** start **

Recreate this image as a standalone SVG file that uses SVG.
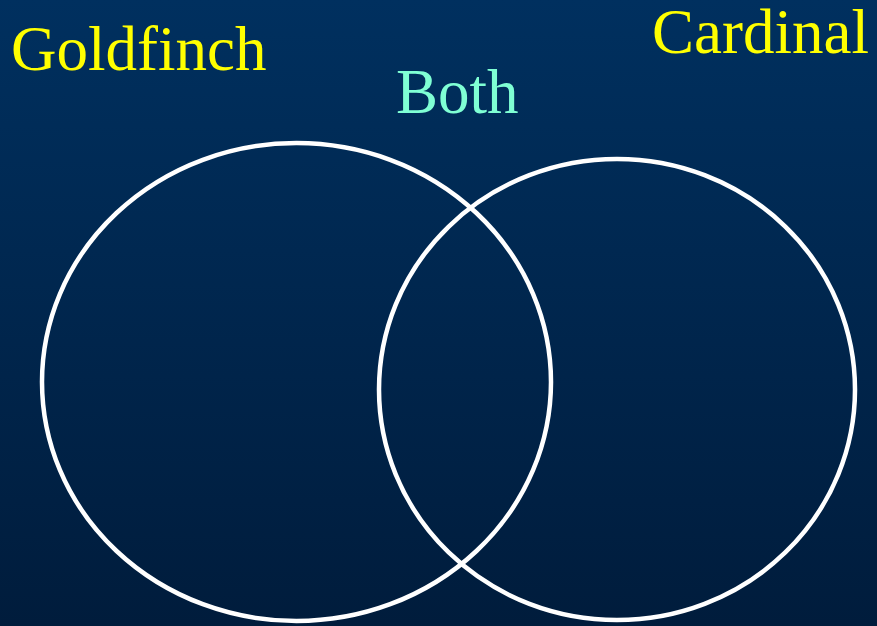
<svg xmlns="http://www.w3.org/2000/svg" width="877" height="626" viewBox="0 0 877 626">
<defs>
<linearGradient id="bg" x1="0" y1="0" x2="0" y2="1">
<stop offset="0" stop-color="#00305f"/>
<stop offset="1" stop-color="#001c3c"/>
</linearGradient>
<style>
.set{fill:none;stroke:#ffffff;stroke-width:4.5}
.lbl{font-family:"Liberation Serif","Times New Roman","DejaVu Serif",serif;font-size:63px}
</style>
</defs>
<rect width="877" height="626" fill="url(#bg)"/>
<g id="goldfinch">
<ellipse class="set" cx="296.5" cy="382" rx="254.5" ry="239"/>
<text class="lbl" x="11" y="70" fill="#ffff00">Goldfinch</text>
</g>
<g id="cardinal">
<ellipse class="set" cx="617" cy="389.5" rx="238" ry="230.5"/>
<text class="lbl" x="652" y="53" fill="#ffff00">Cardinal</text>
</g>
<g id="both">
<text class="lbl" x="396" y="113" fill="#7fffd4">Both</text>
</g>
<g id="connectors"/>
</svg>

** end **

Task description —
Leave the pictures out, and print every line of the listing exactly as written.

Full response —
Recreate this image as a standalone SVG file that uses SVG.
<svg xmlns="http://www.w3.org/2000/svg" width="877" height="626" viewBox="0 0 877 626">
<defs>
<linearGradient id="bg" x1="0" y1="0" x2="0" y2="1">
<stop offset="0" stop-color="#00305f"/>
<stop offset="1" stop-color="#001c3c"/>
</linearGradient>
<style>
.set{fill:none;stroke:#ffffff;stroke-width:4.5}
.lbl{font-family:"Liberation Serif","Times New Roman","DejaVu Serif",serif;font-size:63px}
</style>
</defs>
<rect width="877" height="626" fill="url(#bg)"/>
<g id="goldfinch">
<ellipse class="set" cx="296.5" cy="382" rx="254.5" ry="239"/>
<text class="lbl" x="11" y="70" fill="#ffff00">Goldfinch</text>
</g>
<g id="cardinal">
<ellipse class="set" cx="617" cy="389.5" rx="238" ry="230.5"/>
<text class="lbl" x="652" y="53" fill="#ffff00">Cardinal</text>
</g>
<g id="both">
<text class="lbl" x="396" y="113" fill="#7fffd4">Both</text>
</g>
<g id="connectors"/>
</svg>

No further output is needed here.